By AsiaToday reporter Kim Ye-jin - The cut-price land deal scandal involving private kindergarten Moritomo Gakuten, where Japanese prime minister's wife Akie Abe had served as honorary principal, is worsening. People are paying attention to whether the scandal will serve as a bigger obstacle to Shinzo Abe. 

Yoshitada Konoike, a member of the ruling Liberal Democratic Party (LDP) and member of the House of Councilors, told reporters Wednesday that he received 200,000 yen in donations from Moritomo Gakuen, reported the Yomiuri Shimbun and other local media outlets on Thursday. 
 
Konoike revealed that the school donated 200,000 yen in 2014 and 2015, citing a report on the political fund balance of 'The 2nd branch of electoral district of Hyogo Prefecture of Liberal Democratic Party'.

The Yomiuri Shimbun said that the school had probably contacted Konoike seeking help to buy government-owned land at a discount. During the press conference, Konoike revealed that he will return the funds to the school.

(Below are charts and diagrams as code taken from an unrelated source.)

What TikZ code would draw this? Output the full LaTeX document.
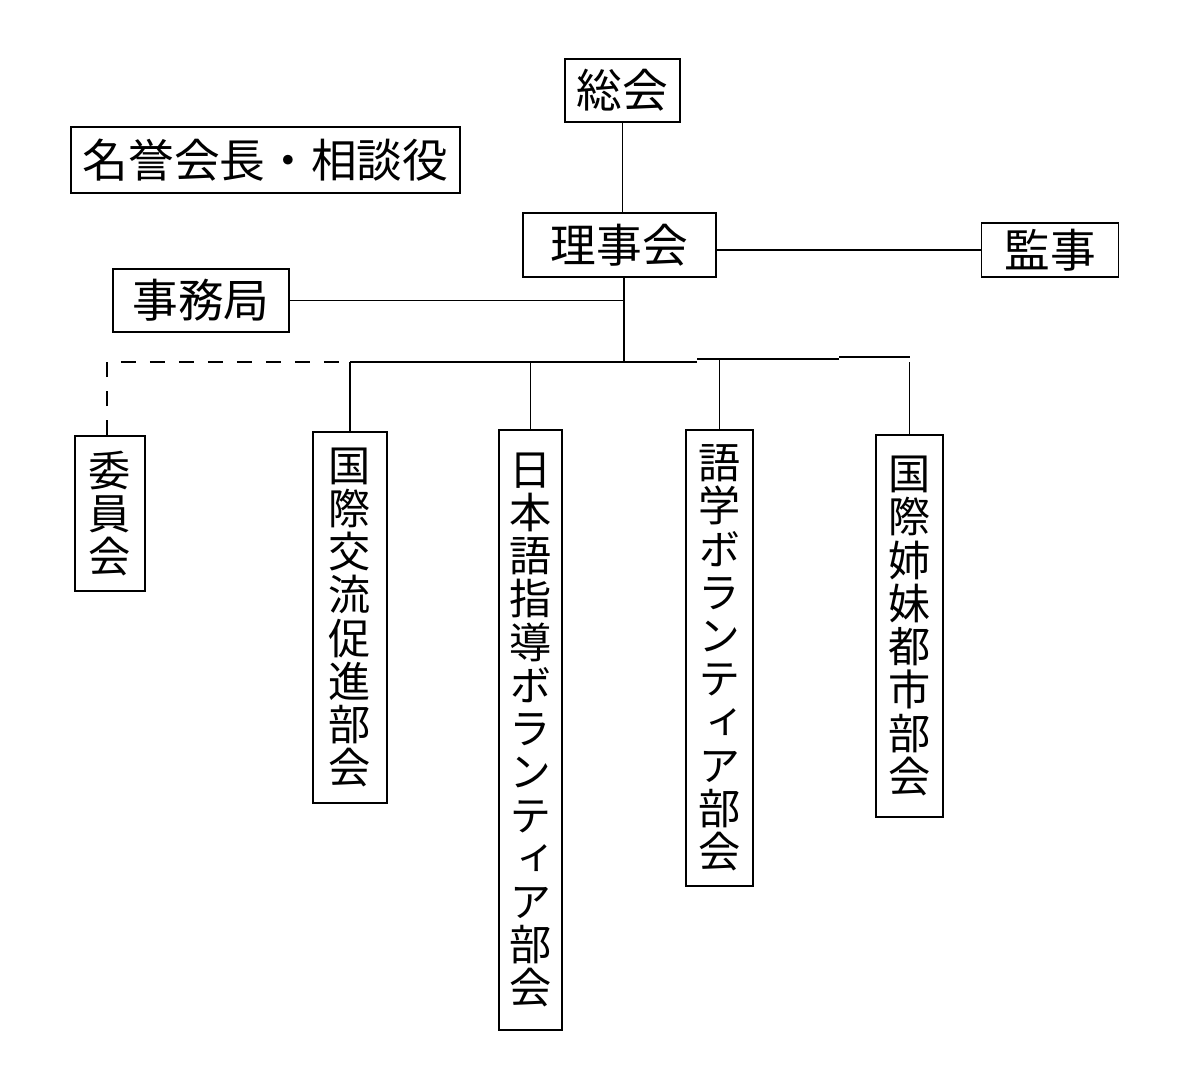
\documentclass[tikz,border=0pt]{standalone}
\usepackage{fontspec}
\newfontfamily\jpfont{Noto Sans CJK JP}
\newfontfamily\jptate[RawFeature=+vert]{Noto Sans CJK JP}

\begin{document}
\begin{tikzpicture}[x=0.2mm,y=-0.2mm,line width=1pt,
  orgbox/.style={draw,inner sep=0pt,font=\jpfont\fontsize{26}{26}\selectfont},
  tatebox/.style={draw,inner sep=0pt,align=center,font=\jptate\fontsize{24}{24.6}\selectfont},
  busline/.style={dash pattern=on 3mm off 2.8mm}]
\useasboundingbox (0,0) rectangle (1200,1069);
\node[orgbox,minimum width=23mm,minimum height=12.6mm] (sokai) at (622.5,90.5) {総会};
\node[orgbox,minimum width=77.8mm,minimum height=13.2mm] (meiyo) at (265.5,160) {名誉会長・相談役};
\node[orgbox,minimum width=38.6mm,minimum height=12.8mm] (riji) at (619.5,245) {理事会};
\node[orgbox,minimum width=27.4mm,minimum height=10.8mm] (kanji) at (1050,250) {監事};
\node[orgbox,minimum width=35.2mm,minimum height=12.6mm] (jimu) at (201,300.5) {事務局};
\node[tatebox,minimum width=14mm,minimum height=31mm] (iin) at (110,513.5) {委\\員\\会};
\node[tatebox,minimum width=14.8mm,minimum height=74.2mm] (kokusai) at (350,617.5) {国\\際\\交\\流\\促\\進\\部\\会};
\node[tatebox,minimum width=12.6mm,minimum height=120mm] (nihongo) at (530.5,730) {日\\本\\語\\指\\導\\ボ\\ラ\\ン\\テ\\ィ\\ア\\部\\会};
\node[tatebox,minimum width=13.4mm,minimum height=91.2mm] (gogaku) at (719.5,658) {語\\学\\ボ\\ラ\\ン\\テ\\ィ\\ア\\部\\会};
\node[tatebox,minimum width=13.4mm,minimum height=76.4mm] (shimai) at (909.5,626) {国\\際\\姉\\妹\\都\\市\\部\\会};
\coordinate (hub) at (624,362);
\coordinate (busL) at (107,362);
\coordinate (busA) at (697,362);
\coordinate (busB) at (697,359);
\coordinate (busC) at (839,359);
\coordinate (busD) at (839,357);
\coordinate (busR) at (910,357);
\draw (sokai.south) -- (sokai.south |- riji.north);
\draw (riji.east |- kanji.west) -- (kanji.west);
\draw (riji.south -| hub) -- (hub);
\draw (jimu.east) -- (jimu.east -| hub);
\draw[busline] (iin.north -| busL) -- (busL) -- (kokusai.north |- busL);
\draw (kokusai.north |- busL) -- (busA);
\draw (busB) -- (busC);
\draw (busD) -- (busR);
\draw (kokusai.north) -- (kokusai.north |- hub);
\draw (nihongo.north) -- (nihongo.north |- hub);
\draw (gogaku.north) -- (gogaku.north |- busB);
\draw (shimai.north) -- (shimai.north |- hub);
\end{tikzpicture}
\end{document}
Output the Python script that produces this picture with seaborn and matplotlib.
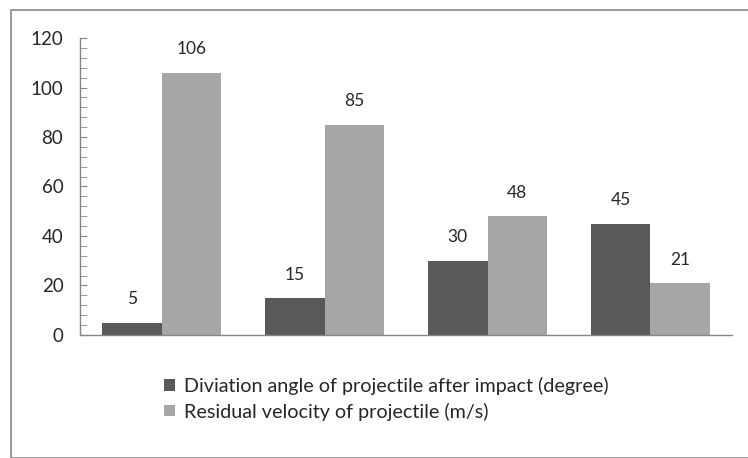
import pandas as pd
import matplotlib.pyplot as plt
import seaborn as sns
from matplotlib.ticker import MultipleLocator
from matplotlib.patches import Rectangle

# 데이터
groups = ['1', '2', '3', '4']
series_names = ['Diviation angle of projectile after impact (degree)',
                'Residual velocity of projectile (m/s)']
angle_values = [5, 15, 30, 45]
velocity_values = [106, 85, 48, 21]
y_ticks = [0, 20, 40, 60, 80, 100, 120]

df = pd.DataFrame({
    'group': groups * 2,
    'series': [series_names[0]] * 4 + [series_names[1]] * 4,
    'value': angle_values + velocity_values,
})

sns.set_style('white')
plt.rcParams['font.family'] = ['Lato', 'DejaVu Sans']

fig = plt.figure(figsize=(7.48, 4.58), dpi=100)
ax = fig.add_axes([0.107, 0.2686, 0.8716, 0.6484])

colors = ['#595959', '#a6a6a6']
sns.barplot(data=df, x='group', y='value', hue='series', palette=colors,
            width=0.73, saturation=1, linewidth=0, ax=ax, legend=True)

for cont in ax.containers:
    ax.bar_label(cont, padding=11, fontsize=12.5, color='#262626')

ax.set_ylim(0, 120)
ax.set_yticks(y_ticks)
ax.yaxis.set_minor_locator(MultipleLocator(4))
ax.tick_params(axis='y', which='both', direction='in', length=5, color='#868686',
               left=True, labelsize=13.5, labelcolor='#262626', pad=12)
ax.tick_params(axis='x', bottom=False, labelbottom=False)
ax.set_xlabel('')
ax.set_ylabel('')
for side in ['top', 'right']:
    ax.spines[side].set_visible(False)
for side in ['left', 'bottom']:
    ax.spines[side].set_color('#868686')
    ax.spines[side].set_linewidth(1)

# 범례
handles, labels = ax.get_legend_handles_labels()
ax.legend(handles, labels, loc='upper left', bbox_to_anchor=(0.102, -0.08),
          frameon=False, fontsize=14.2, handlelength=0.55, handleheight=0.55,
          handletextpad=0.45, labelspacing=0.4, labelcolor='#262626')

# 외곽 테두리
fig.patches.append(Rectangle((11 / 748, 0), 1, 1 - 10 / 458, transform=fig.transFigure,
                             fill=False, edgecolor='#888888', linewidth=1.2))

plt.savefig('out.png', dpi=100)
plt.close()
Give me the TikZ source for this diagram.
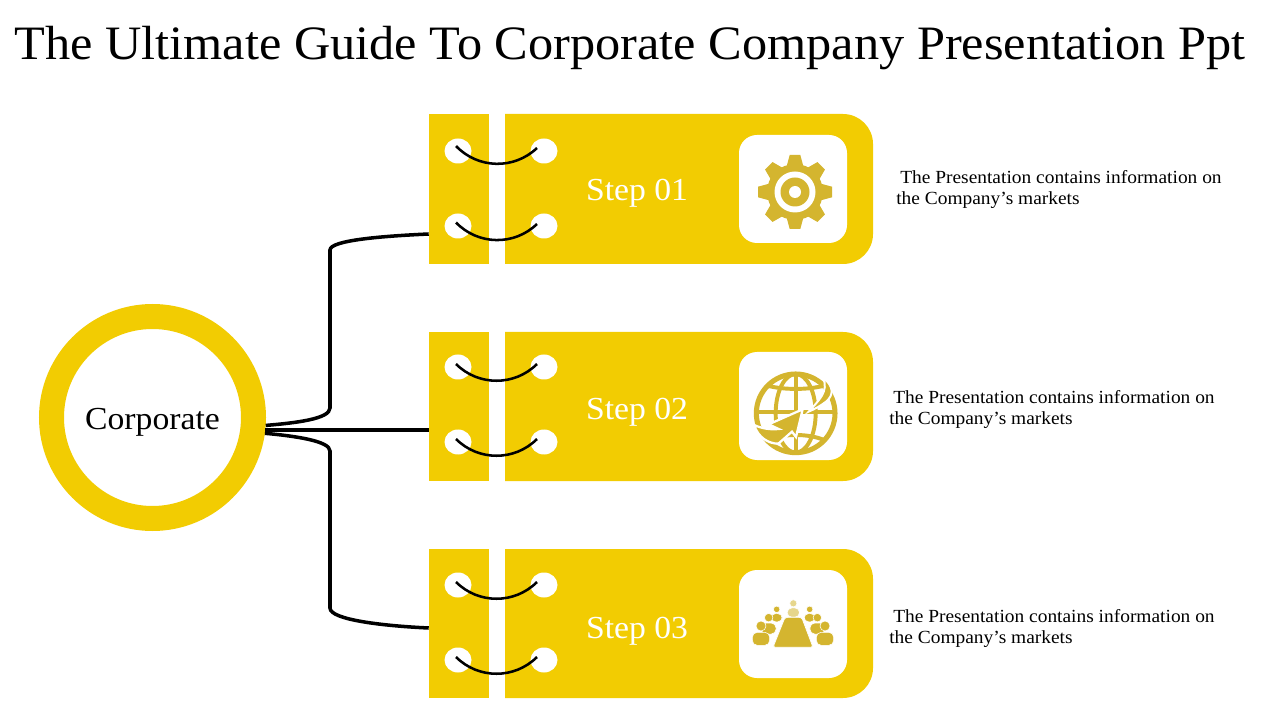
\documentclass[tikz,border=0pt]{standalone}
\usepackage{xcolor}
\usepackage{fontspec}
\setmainfont[FakeStretch=1.05]{Liberation Serif}
\usepackage{pgf,tikz}
\usetikzlibrary{shapes.geometric,positioning,calc}
\definecolor{cardfill}{HTML}{F2CC02}
\definecolor{iconfill}{HTML}{D4B52F}
\definecolor{iconpale}{HTML}{E6D68C}
\newcommand{\px}{0.025cm}
\tikzset{
  ringnode/.style={shape=circle,draw=cardfill,line width=25*\px,minimum size=202*\px,inner sep=0,outer sep=12.5*\px,font=\fontsize{22.8}{26}\selectfont},
  flapnode/.style={shape=rectangle,fill=cardfill,minimum width=60*\px,minimum height=150*\px,inner sep=0},
  iconbox/.style={shape=rectangle,fill=white,rounded corners=0.45cm,minimum size=108*\px,inner sep=0},
  hole/.style={shape=ellipse,fill=white,minimum width=27*\px,minimum height=25*\px,inner sep=0},
  lace/.style={draw=black,line width=1.8pt},
  wire/.style={draw=black,line width=2.5pt},
  steplabel/.style={text=white,inner sep=0,font=\fontsize{22.8}{26}\selectfont},
  infotext/.style={anchor=west,align=left,inner sep=0,font=\fontsize{13.15}{14.9}\selectfont},
  iconline/.style={draw=iconfill,line width=2.8pt},
  person/.pic={
    \path[pic actions,draw=white,line width=0.4pt,rounded corners=0.12cm] (-26,19) rectangle (26,58);
    \path[pic actions,draw=white,line width=0.4pt] (0,0) circle [radius=15];
  },
  gearbar/.pic={
    \fill[iconfill] (-37,-5.3) -- (-27,-8) -- (27,-8) -- (37,-5.3) -- (37,5.3) -- (27,8) -- (-27,8) -- (-37,5.3) -- cycle;
  }
}
\begin{document}
\begin{tikzpicture}[x=0.025cm,y=-0.025cm]
    \useasboundingbox (0,0) rectangle (1280,720);
    \node[inner sep=0,font=\fontsize{34.1}{40}\selectfont] (title) at (630,48) {The Ultimate Guide To Corporate Company Presentation Ppt};
    \node[ringnode] (corp) at (152.5,417.5) {\raisebox{-3.2pt}[15pt][5pt]{Corporate}};
    % first card
    \node[flapnode] (flapa) at (459,189) {};
    \fill[cardfill] (505,114) [rounded corners=0.75cm] -- (873,114) -- (873,264) [sharp corners] -- (505,264) -- cycle;
    \node[iconbox] (boxa) at (793,189) {};
    \node[hole] (holeaa) at (458,151) {};
    \node[hole] (holeab) at (544,151) {};
    \node[hole] (holeac) at (458,226) {};
    \node[hole] (holead) at (544,226) {};
    \path [lace]([shift={(-2,-5)}]holeaa.center) edge[bend right=45] ([shift={(-7,-3)}]holeab.center);
    \path [lace]([shift={(-2,-3.5)}]holeac.center) edge[bend right=45] ([shift={(-7,-2)}]holead.center);
    \node[steplabel] (stepa) at (637,193) {Step 01};
    \node[infotext] (infoa) at (896,189.5) {\hspace*{0.1cm}The Presentation contains information on\\the Company’s markets};
    % second card
    \node[flapnode,minimum height=149*\px] (flapb) at (459,406.5) {};
    \fill[cardfill] (505,332) [rounded corners=0.75cm] -- (873,332) -- (873,481) [sharp corners] -- (505,481) -- cycle;
    \node[iconbox] (boxb) at (793,406) {};
    \node[hole] (holeba) at (458,367) {};
    \node[hole] (holebb) at (544,367) {};
    \node[hole] (holebc) at (458,442) {};
    \node[hole] (holebd) at (544,442) {};
    \path [lace]([shift={(-2,-3)}]holeba.center) edge[bend right=45] ([shift={(-7,-3)}]holebb.center);
    \path [lace]([shift={(-2,-3)}]holebc.center) edge[bend right=45] ([shift={(-7,-3)}]holebd.center);
    \node[steplabel] (stepb) at (637,412) {Step 02};
    \node[infotext] (infob) at (889,409.5) {\hspace*{0.1cm}The Presentation contains information on\\the Company’s markets};
    % third card
    \node[flapnode,minimum height=149*\px] (flapc) at (459,623.5) {};
    \fill[cardfill] (505,549) [rounded corners=0.75cm] -- (873,549) -- (873,698) [sharp corners] -- (505,698) -- cycle;
    \node[iconbox] (boxc) at (793,624) {};
    \node[hole] (holeca) at (458,585) {};
    \node[hole] (holecb) at (544,585) {};
    \node[hole] (holecc) at (458,660) {};
    \node[hole] (holecd) at (544,660) {};
    \path [lace]([shift={(-2,-3)}]holeca.center) edge[bend right=45] ([shift={(-7,-3)}]holecb.center);
    \path [lace]([shift={(-2,-3)}]holecc.center) edge[bend right=45] ([shift={(-7,-3)}]holecd.center);
    \node[steplabel] (stepc) at (637,631) {Step 03};
    \node[infotext] (infoc) at (889,628.5) {\hspace*{0.1cm}The Presentation contains information on\\the Company’s markets};
    % connectors
    \coordinate (inb) at ([yshift=-23.5*\px]flapb.west);
    \draw[wire] (corp.-4) .. controls (295,423) and (330,419) .. (330,408) -- (330,250) .. controls (330,240) and (385,236) .. ([yshift=-45*\px]flapa.west);
    \draw[wire,line width=2.9pt] (corp.-6.3 |- inb) -- (inb);
    \draw[wire] (corp.-8) .. controls (295,436) and (330,441) .. (330,451) -- (330,608) .. controls (330,620) and (385,626) .. ([yshift=-4.5*\px]flapc.west);
    % gear icon
    \coordinate (gear) at (795,192);
    \pic[rotate=0] at (gear) {gearbar};
    \pic[rotate=45] at (gear) {gearbar};
    \pic[rotate=90] at (gear) {gearbar};
    \pic[rotate=135] at (gear) {gearbar};
    \fill[iconfill] (gear) circle [radius=28];
    \fill[white] (gear) circle [radius=20.5];
    \fill[iconfill] (gear) circle [radius=14.5];
    \fill[white] (gear) circle [radius=6];
    % globe icon
    \begin{scope}[shift={(730,345)},scale=0.3333]
      \coordinate (globe) at (197,205);
      \draw[iconline,line width=3.6pt] (globe) circle [radius=118];
      \draw[iconline] (globe) ellipse [x radius=60,y radius=118];
      \draw[iconline] (197,87) -- (197,323);
      \draw[iconline] (80,200) -- (320,200);
      \draw[iconline] (112,122) .. controls (160,135) and (235,135) .. (282,122);
      \draw[iconline] (112,285) .. controls (160,265) and (235,265) .. (282,285);
      \filldraw[iconfill,draw=white,line width=1.4pt] (278,96) .. controls (312,125) and (312,150) .. (288,170) .. controls (272,182) and (255,192) .. (236,200) .. controls (262,170) and (300,140) .. cycle;
      \filldraw[iconfill,draw=white,line width=1.6pt] (218,193) -- (116,238) -- (146,252) .. controls (120,255) and (95,250) .. (72,240) .. controls (85,278) and (115,296) .. (145,296) -- (186,260) -- (198,276) -- cycle;
    \end{scope}
    % meeting icon
    \begin{scope}[shift={(730,565)},scale=0.3333]
      \pic[fill=iconpale,scale=0.24] at (190,115) {person};
      \pic[fill=iconfill,scale=0.217] at (140,133) {person};
      \pic[fill=iconfill,scale=0.217] at (239,133) {person};
      \pic[fill=iconfill,scale=0.283] at (116,158) {person};
      \pic[fill=iconfill,scale=0.283] at (262,158) {person};
      \pic[fill=iconfill,scale=0.333] at (93,183) {person};
      \pic[fill=iconfill,scale=0.333] at (285,183) {person};
      \filldraw[iconfill,draw=white,line width=0.5pt,rounded corners=0.06cm] (165,157) -- (215,157) -- (249,247) -- (129,247) -- cycle;
    \end{scope}
\end{tikzpicture}
\end{document}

Moritomo Gakuen acquired a government-owned land in Osaka, aimed for an elementary school, for 134 million yen ($1.18 million), roughly 14% of its estimated value.

The controversy is heating up even more as Konoike mentioned that he received something wrapped in paper that seemed money from Yasunori Kagoike, the head of Moritomo Gakuen, and his wife. Konoike said Yasunori Kagoike and his wife visited his office in the Diet members' building in April 2014 and asked for a favor. 

According to the Asahi Shimbun, Kagoike's wife handed him an envelope. Konoike refused to accept it, and said, "You are rude. Go back home!"

With more reports questioning the possibility of bribery for a land deal, there is much attention to whether this scandal will affect Abe. The scandal intensified as Moritomo Gakuen was found to have sought donations purportedly to build a "Prime Minister Shinzo Abe memorial elementary school."
 
Abe claimed that either he and his wife had nothing to do with the land deal. However, a new survey by the Nihon Keizai Shimbun revealed on Feb. 27 that support rate for Abe Cabinet fell to 60%, down 6% from January.